Tall tree in Abingdon Woods

The forest conservation ordinance in Harford County, MD, requires preservation of large “specimen” trees whenever possible in developing wooded sites. The county granted a waiver to the Abingdon business park developer, permitting removal of 49 of 85 large trees. 

In a case that aimed to test the enforceability of Maryland’s forest conservation law, a state court judge has thrown out a lawsuit challenging Harford County’s approval of bulldozing a heavily wooded tract to build a business park.

Harford County Circuit Court Judge Diane Adkins-Tobin granted the county’s and developer’s motions to dismiss the lawsuit brought by the Chesapeake Bay Foundation and four neighbors of the proposed Abingdon business park.

The lawsuit alleged that the county hadn’t followed its own forest conservation ordinance in approving the developer’s plan to clear 220 acres of privately owned woods to erect several warehouses, a hotel and other commercial buildings.

Like most localities in Maryland, Harford’s ordinance mirrors the state Forest Conservation Act, which allows for less than complete replacement of trees cut down but also calls for avoiding or minimizing development of important woodlands whenever possible.

The developer, Chesapeake Real Estate Group, maintained that this heavily wooded 326-acre tract in Abingdon is the only suitable site for a distribution complex, even though there were 18 vacant warehouses in the region. It pledged to preserve another 95 acres of forest on the site and will be required to plant 8 acres of new trees in mitigation for the woods it intends to clear.

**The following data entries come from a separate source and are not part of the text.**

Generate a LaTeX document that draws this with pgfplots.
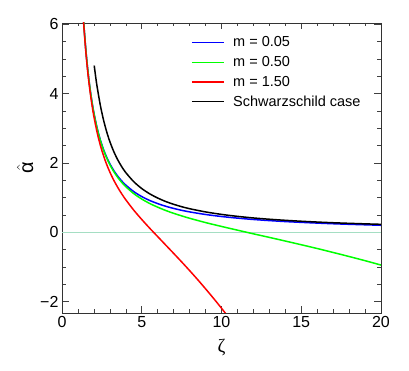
\documentclass[border=0pt]{standalone}
\usepackage{pgfplots}
\pgfplotsset{compat=1.18}
\usepackage{amsmath}
\usepackage{fontspec}
\setmainfont{Liberation Sans}
\newfontfamily\greekserif{Liberation Serif}

\definecolor{zeroline}{RGB}{165,222,195}

\begin{document}
\begin{tikzpicture}
\begin{axis}[
  scale only axis, width=319pt, height=290pt,
  xmin=0, xmax=20, ymin=-2.33, ymax=6.04,
  xtick={0,5,10,15,20},
  ytick={-2,0,2,4,6},
  yticklabels={−2,0,2,4,6},
  minor x tick num=4, minor y tick num=3,
  tick align=inside,
  major tick length=6.5pt, minor tick length=3.5pt,
  axis line style={black!80, line width=0.8pt},
  every tick/.style={black!75, line width=0.6pt},
  tick label style={font=\fontsize{16}{19}\selectfont},
  /pgf/number format/assume math mode=true,
  xlabel={\greekserif\fontsize{19}{22}\selectfont ζ},
  xlabel style={yshift=-4pt},
  ylabel={\fontsize{20}{23}\selectfont$\hat{\text{α}}$},
  legend style={draw=none, fill=none, at={(0.395,0.965)}, anchor=north west,
    font=\fontsize{14.5}{17}\selectfont, row sep=5pt, column sep=7pt,
    nodes={inner sep=1.5pt}},
  legend cell align=left,
  legend image code/.code={\draw[#1, line width=1.5pt] (0pt,0pt) -- (32pt,0pt);},
  every axis plot/.append style={line width=1.5pt},
]
\addplot[forget plot, zeroline, line width=0.8pt] coordinates {(0,0) (20,0)};

\addplot[blue, smooth] coordinates {
(1.34,6.204) (1.4,5.806) (1.5,5.236) (1.6,4.758) (1.7,4.353) (1.8,4.006) (1.9,3.706) (2.0,3.445)
(2.2,3.012) (2.4,2.670) (2.6,2.393) (2.8,2.166) (3.0,1.975) (3.25,1.778) (3.5,1.614) (3.75,1.477)
(4.0,1.361) (4.5,1.173) (5.0,1.030) (5.5,0.917) (6.0,0.827) (6.5,0.751) (7.0,0.688) (7.5,0.634)
(8,0.588) (9,0.513) (10,0.455) (11,0.408) (12,0.369) (13,0.337) (14,0.309) (15,0.286) (16,0.265)
(17,0.246) (18,0.230) (19,0.216) (20,0.202)};
\addlegendentry{m = 0.05}

\addplot[green, smooth] coordinates {
(1.34,6.199) (1.4,5.800) (1.5,5.229) (1.6,4.751) (1.7,4.345) (1.8,3.997) (1.9,3.696) (2.0,3.433)
(2.2,2.998) (2.4,2.653) (2.6,2.373) (2.8,2.143) (3.0,1.949) (3.25,1.747) (3.5,1.579) (3.75,1.437)
(4.0,1.315) (4.5,1.115) (5.0,0.959) (5.5,0.830) (6.0,0.724) (6.5,0.629) (7.0,0.547) (7.5,0.473)
(8,0.404) (9,0.280) (10,0.168) (11,0.061) (12,-0.045) (13,-0.148) (14,-0.253) (15,-0.360)
(16,-0.469) (17,-0.583) (18,-0.700) (19,-0.820) (20,-0.946)};
\addlegendentry{m = 0.50}

\addplot[red, smooth] coordinates {
(1.34,6.156) (1.4,5.754) (1.5,5.176) (1.6,4.690) (1.7,4.276) (1.8,3.920) (1.9,3.610) (2.0,3.339)
(2.2,2.884) (2.4,2.517) (2.6,2.214) (2.8,1.958) (3.0,1.737) (3.25,1.498) (3.5,1.290) (3.75,1.105)
(4.0,0.937) (4.5,0.637) (5.0,0.369) (5.5,0.116) (6.0,-0.126) (6.5,-0.368) (7.0,-0.610) (7.5,-0.855)
(8,-1.106) (8.5,-1.364) (9,-1.632) (9.5,-1.907) (10,-2.192) (10.5,-2.489)};
\addlegendentry{m = 1.50}

\addplot[black, smooth] coordinates {
(2.02,4.811) (2.1,4.524) (2.2,4.204) (2.4,3.672) (2.6,3.247) (2.8,2.902) (3.0,2.616) (3.25,2.324)
(3.5,2.086) (3.75,1.888) (4.0,1.722) (4.5,1.459) (5.0,1.262) (5.5,1.109) (6.0,0.988) (6.5,0.888)
(7.0,0.807) (7.5,0.738) (8,0.680) (9,0.587) (10,0.516) (11,0.459) (12,0.413) (13,0.376) (14,0.345)
(15,0.318) (16,0.295) (17,0.275) (18,0.258) (19,0.243) (20,0.229)};
\addlegendentry{Schwarzschild case}

\coordinate (bl) at (rel axis cs:-0.1944,-0.2);
\coordinate (tr) at (rel axis cs:1.0878,1.0793);
\end{axis}
\path (bl) rectangle (tr);
\end{tikzpicture}
\end{document}
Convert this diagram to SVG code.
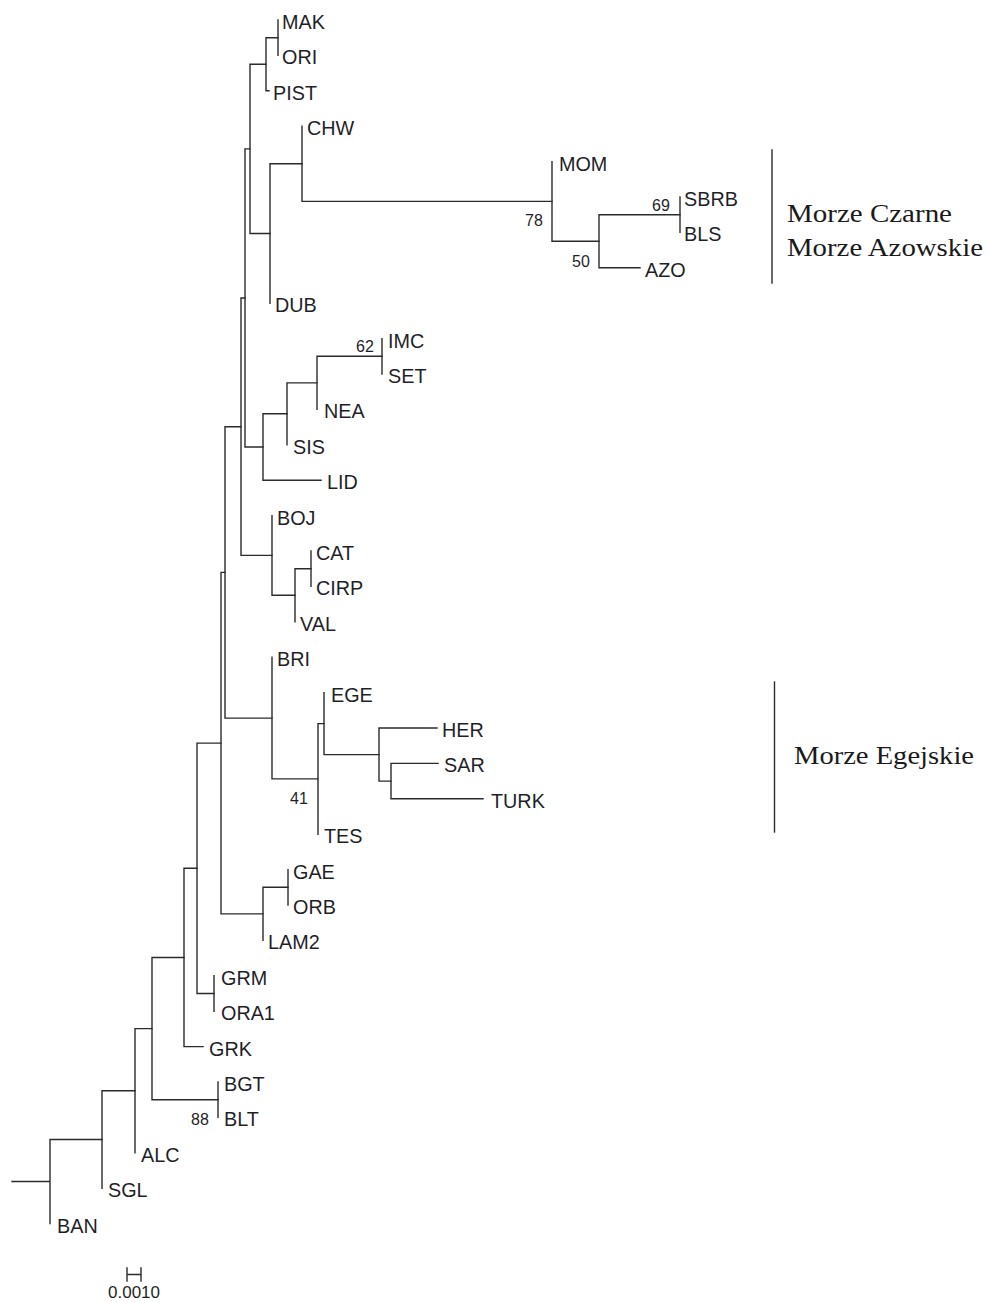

In their lawsuit, opponents noted that county officials also had authorized the developer to cut down 49 of the 85 largest trees on the site, despite the law’s requirement to minimize removal of large “specimen trees.”

But in an Oct. 22 opinion, Judge Adkins-Tobin found that the county’s approval of the developer’s forest conservation plan was not a final decision on the project, so not subject to judicial review. The judge did say that project opponents are not prevented from suing again after the overall development plan is approved.

AJ Metcalf, spokesman for the Bay Foundation, said the nonprofit environmental group is considering an appeal of the suit’s dismissal.

Tracey Waite, a Harford County climate activist and head of a coalition opposed to the business park, said neighboring residents were disappointed not to have their day in court, but they were hopeful the foundation will pursue an appeal. Meanwhile, she said, opponents were writing letters to the developer and property owner urging them to sell the land for preservation instead.

Two other pending lawsuits challenge the Maryland Department of the Environment’s approval of permits allowing the developer to build across streams and wetlands on the site. One was brought by the Chesapeake Legal Alliance on behalf of the Gunpowder Riverkeeper, while another was brought by neighbors of the proposed business park. The cases have been consolidated, but a trial date has not been set.

Environmentalists contend that the state law followed by most Maryland localities isn’t strong enough, in part because the state exercises little oversight over how it’s enforced.

At the behest of community and environmental groups, a few counties and Baltimore city in the past year have beefed up their local forest conservation laws beyond what the state requires.